Because JAX is not designed around a mature compiler stack. The history of Jax is more so that it matured alongside the compiler...

0x19241217 · 2 years ago

Pushback notwithstanding, this article is 100% correct in all PyTorch criticisms. PyTorch was a platform for fast experimentation with eager evaluation, now they shoehorn "compilers" into it. "compilers", because a lot of the work is done by g++ and Triton.

It is a messy and quickly expanding codebase with many surprises like segfaults and leaks.

Is scientific experimentation really sped up by these frameworks? Everyone uses the Transformer model and uses the same algorithms over and over again.

If researchers wrote directly in C or Fortran, perhaps they'd get new ideas. The core inference (see Karparthy's llama.c) is ridiculously small. Core training does not seem much larger either.

dunefox · 2 years ago

> If researchers wrote directly in C or Fortran...

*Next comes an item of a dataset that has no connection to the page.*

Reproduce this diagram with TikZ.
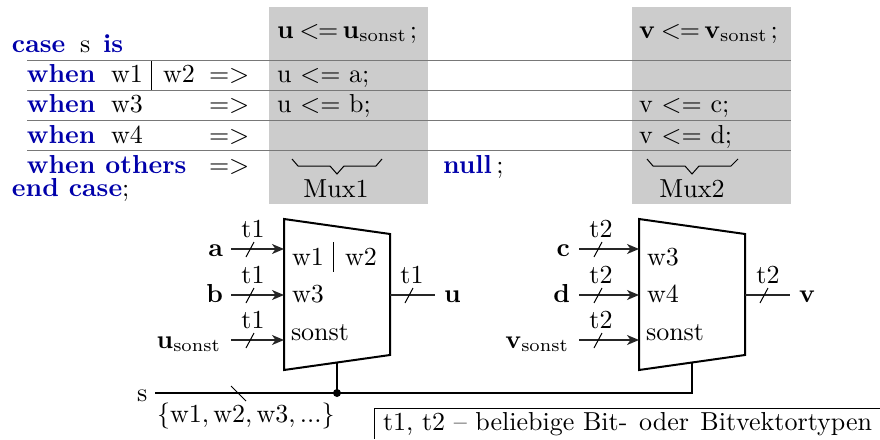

... then they would get nothing done.

TheRealKing · 2 years ago

Fortran cannot be placed with C in the same category of low programming productivity.

Apparently we could do research work before Python was invented.

pklausler · 2 years ago

Why not?

sundarurfriend · 2 years ago

Can we get the title changed to the actual title of the post? "The future of Deep Learning frameworks" sounds like a neutral and far wider-reaching article, and ends up being clickbait here (even if unintentionally).

"PyTorch is dead. Long live JAX." conveys exactly what the article about, and is a much better title.